Imagine a person who embodies all the virtues of free-market capitalism. I’m guessing Nicole “Snooki” Polizzi is at the bottom of your list. Let me explain why she should be at the top.
Snooki is a great example of the relationship between wages and productivity, which is one of the tightest statistical correlations in the social sciences. You might not like the fact that Snooki gets paid millions of dollars to get drunk and make imprudent decisions. However, if she weren’t incredibly productive, MTV wouldn’t be paying her a dime.
MTV doesn’t pay Snooki millions as an expression of altruism. It pays her millions because she produces droves of a good for which consumer demand is exceptionally high: entertainment. Snooki has generated more economic activity over the past few years than many of us will in an entire lifetime.

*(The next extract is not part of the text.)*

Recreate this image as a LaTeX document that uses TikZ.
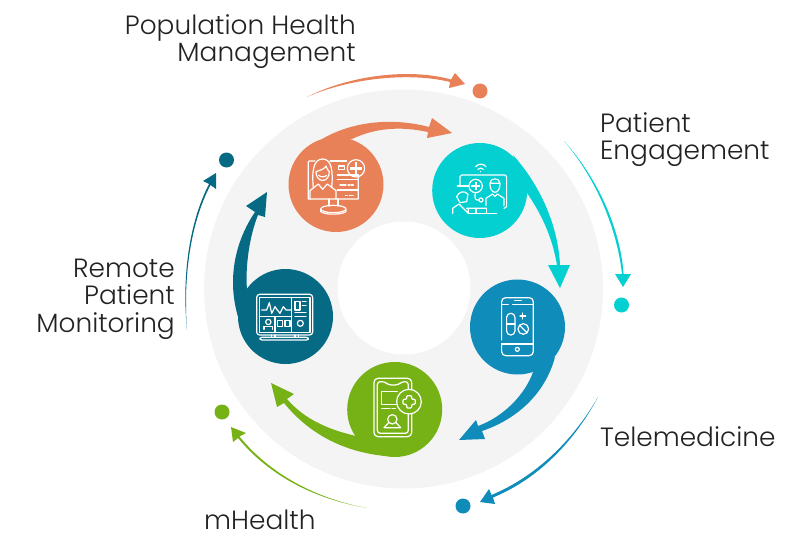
\documentclass[tikz,border=0pt]{standalone}
\usepackage{fontspec}
\setmainfont{Poppins}[UprightFont=* Light]
\usetikzlibrary{positioning}
\definecolor{popOrange}{HTML}{E98158}
\definecolor{engTeal}{HTML}{04CFD1}
\definecolor{telBlue}{HTML}{0F8CBA}
\definecolor{mhGreen}{HTML}{76B216}
\definecolor{remDark}{HTML}{066A84}
\definecolor{ringGray}{HTML}{F4F4F4}
\definecolor{labelInk}{HTML}{222222}
\tikzset{
    hub/.style={circle, inner sep=0pt, minimum size=95pt},
    dot/.style={circle, inner sep=0pt, minimum size=15pt},
    label/.style={text=labelInk, font=\fontsize{26.4}{27.3}\selectfont, inner sep=0pt},
    icon/.style={draw=white, line width=1.2pt, line cap=round, line join=round},
    zoomed/.style 2 args={shift={(#1,#2)}, x=0.3333pt, y=-0.3333pt}
}
\begin{document}
\begin{tikzpicture}[x=1pt, y=-1pt]
    \useasboundingbox (0,0) rectangle (806,543);
    \node[circle, fill=ringGray, inner sep=0pt, minimum size=399pt] (ring) at (403.5,289) {};
    \node[circle, fill=white, inner sep=0pt, minimum size=133pt] (well) at (404,288) {};
    % big swooshes
    \fill[popOrange] (322,139) .. controls (355,120) and (395,118) .. (429,127) -- (432,118) -- (452,133) -- (427,138) -- (428,132) .. controls (400,126) and (375,128) .. (352,139) -- cycle;
    \fill[engTeal] (513,155) .. controls (540,185) and (558,225) .. (560,265) -- (570,265) -- (560,288) -- (548,265) -- (557,265) .. controls (552,235) and (540,212) .. (527,193) -- cycle;
    \fill[telBlue] (555,357) .. controls (545,395) and (515,420) .. (482,431) -- (485,439) -- (459,440) -- (476,420) -- (478,426) .. controls (503,417) and (525,395) .. (533,372) -- cycle;
    \fill[mhGreen] (385,456) .. controls (345,452) and (310,435) .. (284,403) -- (277,407) -- (271,383) -- (294,394) -- (287,399) .. controls (305,420) and (330,430) .. (356,436) -- cycle;
    \fill[remDark] (255,214) -- (265,217) -- (267,192) -- (246,206) -- (255,212) .. controls (236,240) and (225,280) .. (240,323) -- (250,300) -- (247,290) .. controls (245,265) and (250,235) .. (258,215) -- cycle;
    \foreach \name/\x/\y/\col in {popHub/336/184.5/popOrange, engHub/479.7/190.5/engTeal, telHub/517.5/327/telBlue, mhHub/394.7/409.5/mhGreen, remHub/285.5/316.5/remDark}
        \node[hub, fill=\col] (\name) at (\x,\y) {};
    \foreach \name/\x/\y/\col in {popDot/480/91/popOrange, engDot/621.5/305/engTeal, telDot/463/506/telBlue, mhDot/222/412/mhGreen, remDot/226.5/160/remDark}
        \node[dot, fill=\col] (\name) at (\x,\y) {};
    % outer thin arrows
    \fill[popOrange] (307,97) .. controls (350,75) and (410,68) .. (451,79.5) -- (455,73) -- (465,84) -- (449,88) -- (450,82) .. controls (410,72) and (350,78) .. cycle;
    \fill[engTeal] (564,141) .. controls (595,175) and (620,225) .. (623.6,274) -- (631,274) -- (623,287) -- (615,274) -- (622,274) .. controls (616.5,225) and (594,176) .. cycle;
    \fill[telBlue] (598,397) .. controls (575,440) and (540,478) .. (493,497.5) -- (495,504) -- (480,502) -- (489,489) -- (491.5,495) .. controls (537,476) and (573.5,439.5) .. cycle;
    \fill[mhGreen] (367,508) .. controls (315,498.5) and (269,473) .. (239.5,436.5) -- (246,433) -- (231,427) -- (233,442) -- (238,438) .. controls (269,475.5) and (314,499) .. cycle;
    \fill[remDark] (187,330) .. controls (183.3,280) and (189.5,225) .. (210.5,185) -- (216,189) -- (216,173) -- (203,181) -- (209,184) .. controls (188,225) and (182,280) .. cycle;
    % icon of the orange hub
    \begin{scope}[zoomed={280}{100}]
        \draw[icon] (105,183) -- (88,183) -- (85,186) -- (85,297) -- (235,297) -- (235,225);
        \draw[icon] (150,183) -- (200,183);
        \draw[icon] (100,262) .. controls (95,215) and (100,177) .. (128,177) .. controls (155,177) and (160,215) .. (155,262);
        \draw[icon] (108,215) .. controls (125,210) and (135,205) .. (138,198) .. controls (142,210) and (146,212) .. (148,215) .. controls (148,250) and (108,250) .. (108,215);
        \draw[icon] (116,226) .. controls (122,232) and (134,232) .. (140,226);
        \draw[icon] (90,297) -- (90,272) -- (115,252) -- (128,268) -- (142,252) -- (168,272) -- (168,297);
        \draw[icon] (228,205) circle [radius=26];
        \draw[icon, line width=2.6pt, line cap=butt] (210,205) -- (246,205) (228,187) -- (228,223);
        \draw[icon] (175,198) rectangle (193,208);
        \draw[icon] (172,225) -- (235,225) (172,238) -- (235,238) (172,270) -- (235,270);
        \draw[icon] (180,255) -- (198,255) (204,255) -- (210,255) (214,255) -- (220,255) (196,287) -- (202,287) (208,287) -- (220,287);
        \draw[icon] (147,297) -- (147,318) (174,297) -- (174,318);
        \draw[icon] (160,327) ellipse [x radius=38, y radius=11];
        \draw[icon] (122,329) -- (122,335) .. controls (135,345) and (185,345) .. (198,335) -- (198,329);
    \end{scope}
    % icon of the teal hub
    \begin{scope}[zoomed={280}{100}]
        \draw[icon] (587,200) .. controls (595,190) and (610,190) .. (618,200);
        \draw[icon] (594,208) .. controls (598,203) and (606,203) .. (610,208);
        \draw[icon] (602,214) -- (602,215);
        \draw[icon] (540,256) -- (540,230) -- (545,225) -- (675,225) -- (680,230) -- (680,320) -- (672,325) (620,325) -- (560,325);
        \draw[icon] (588,325) -- (588,340) (565,340) -- (650,340) (620,340) -- (620,325);
        \draw[icon] (587,258) circle [radius=20];
        \draw[icon, line width=2.2pt, line cap=butt] (574,258) -- (600,258) (587,245) -- (587,271);
        \draw[icon] (587,278) .. controls (580,298) and (590,302) .. (597,300);
        \draw[icon] (603,300) circle [radius=6];
        \draw[icon] (630,250) .. controls (630,232) and (660,232) .. (660,250) -- (630,250);
        \draw[icon] (630,252) .. controls (630,285) and (660,285) .. (660,252);
        \draw[icon] (618,317) -- (618,295) -- (638,282) -- (645,290) -- (652,282) -- (672,295) -- (672,317);
        \draw[icon] (532,258) -- (565,258);
        \draw[icon] (530,290) .. controls (535,275) and (555,270) .. (564,283) -- (560,305) -- (540,308) -- (530,290);
        \draw[icon] (518,340) -- (518,325) -- (537,312) -- (565,340) -- (565,328);
    \end{scope}
    % icon of the blue hub
    \begin{scope}[zoomed={220}{260}]
        \draw[icon, rounded corners=4pt] (845,240) -- (845,113) -- (940,113) -- (940,287) -- (845,287) -- (845,250);
        \draw[icon] (845,133) -- (865,133) (878,133) -- (940,133) (845,252) -- (940,252);
        \draw[icon] (884,122) -- (904,122);
        \draw[icon] (892,268) circle [radius=6];
        \draw[icon, rounded corners=4pt] (860,190) -- (860,160) -- (885,160) -- (885,225) -- (860,225) -- cycle;
        \draw[icon] (860,192) -- (885,192);
        \draw[icon] (900,168) -- (917,168) (908.5,159) -- (908.5,177);
        \draw[icon] (910,207) circle [radius=16];
        \draw[icon] (899,196) -- (921,218);
    \end{scope}
    % icon of the green hub
    \begin{scope}[zoomed={220}{260}]
        \draw[icon, rounded corners=4pt] (575,390) -- (575,355) -- (462,355) -- (462,530) -- (575,530) -- (575,462);
        \draw[icon, rounded corners=3pt] (565,388) -- (565,365) -- (545,365) -- (535,375) -- (505,375) -- (495,365) -- (472,365) -- (472,520) -- (565,520) -- (565,462);
        \draw[icon] (532,395) -- (485,395) -- (485,433) -- (530,433);
        \draw[icon] (485,445) -- (510,445) (516,445) -- (526,445);
        \draw[icon] (567,425) circle [radius=37];
        \draw[icon, rounded corners=1pt] (560,407) -- (575,407) -- (575,418) -- (586,418) -- (586,433) -- (575,433) -- (575,444) -- (560,444) -- (560,433) -- (549,433) -- (549,418) -- (560,418) -- cycle;
        \draw[icon] (517,478) circle [radius=14];
        \draw[icon] (506,488) -- (492,503) -- (542,503) -- (528,488);
    \end{scope}
    % icon of the dark hub
    \begin{scope}[zoomed={220}{260}]
        \draw[icon, rounded corners=3pt] (110,103) rectangle (278,225);
        \draw[icon] (118,112) rectangle (270,217);
        \draw[icon] (215,112) -- (215,217) (118,170) -- (215,170) (165,170) -- (165,217);
        \draw[icon] (125,150) -- (140,150) -- (148,128) -- (155,160) -- (165,140) -- (172,150) -- (180,160) -- (190,140) -- (198,150) -- (212,150);
        \draw[icon] (225,125) rectangle (240,150);
        \draw[icon] (247,125) -- (258,125) (247,137) -- (258,137) (225,158) -- (258,158) (225,170) -- (258,170);
        \draw[icon] (241,190) circle [radius=9];
        \draw[icon] (145,186) circle [radius=8];
        \draw[icon] (132,208) -- (132,200) -- (158,200) -- (158,208);
        \draw[icon] (172,182) rectangle (188,200);
        \draw[icon] (195,182) rectangle (210,200);
        \draw[icon] (155,225) -- (155,232) (165,225) -- (165,232) (225,225) -- (225,232) (235,225) -- (235,232);
        \draw[icon, rounded corners=2pt] (120,232) rectangle (265,240);
    \end{scope}
    % labels
    \node[label, align=right, anchor=north east] (popLabel) at (356,14) {Population Health\\Management};
    \node[label, align=left, anchor=north west] (engLabel) at (600,112) {Patient\\Engagement};
    \node[label, anchor=north west] (telLabel) at (600,426) {Telemedicine};
    \node[label, anchor=north west] (mhLabel) at (204,510) {mHealth};
    \node[label, align=right, anchor=north east] (remLabel) at (175,259) {Remote\\Patient\\Monitoring};
\end{tikzpicture}
\end{document}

Consider how many people are employed as a direct result of the immense popularity of “Jersey Shore” — directors, producers, cameramen, film editors and publicists, not to mention all of the people working for companies whose products Snooki endorses. This is to say nothing of Viacom’s shareholders, who saw the company’s domestic ad revenues go up by eight percent in 2010, thanks in part to the success of “Jersey Shore.”
In a free-market society, people are paid to produce things other people want. Like it or not, people voluntarily engage in market transactions with Snooki every time they tune in to “Jersey Shore.” As long as they continue to do so, her productive labor will be worth every last penny she earns.
Another economic lesson we can learn from Snooki is that free markets create wealth. For roughly 70,000 years, the average person lived on a dollar a day. With the advent of capitalism approximately 200 years ago, living standards in societies that adopted free markets started to skyrocket. For example, today’s average American lives on about $131 a day. This means that over the past two centuries, the average American’s standard of living has increased by more than 13,000 percent.
To quote George Mason University economist Donald Boudreaux, “For 99.7 percent of the time that we bipedal, scantily haired, language-blessed apes have trod this globe, we did so under material conditions that you and I from 2011 would find utterly intolerable .” Thanks to free-market capitalism, however, we bipedal, scantily haired, language-blessed apes are now able to enjoy a level of material well-being our ancestors could scarcely have imagined.
Through the division of labor and technological innovation, capitalism has increased economic efficiency and generated a tremendous amount of real wealth. As a result, we can afford to divert resources toward the production of relatively frivolous consumer goods like reality television shows. Love her or hate her, Snooki is a luxury good that nobody would have been able to afford prior to the rise of free markets.
Furthermore, while our ancestors spent the majority of their days engaging in subsistence labor activities, such as hunting and gathering, people today spend large portions of their days engaging in leisure activities. Thanks to capitalism, many of us no longer have to spend our days toiling in the woods. Consequently, we can afford to divert our most scarce resource of all — time — toward leisure, be it in the form of basketball, music, books or “Jersey Shore.”
Snooki is evidence that we live in a prosperous society in which government protects the rights of individuals to own and trade private property. As crazy as it may sound, we are incredibly lucky to live in a society where Snooki’s success is possible because this means we are living in a society that is both rich and free.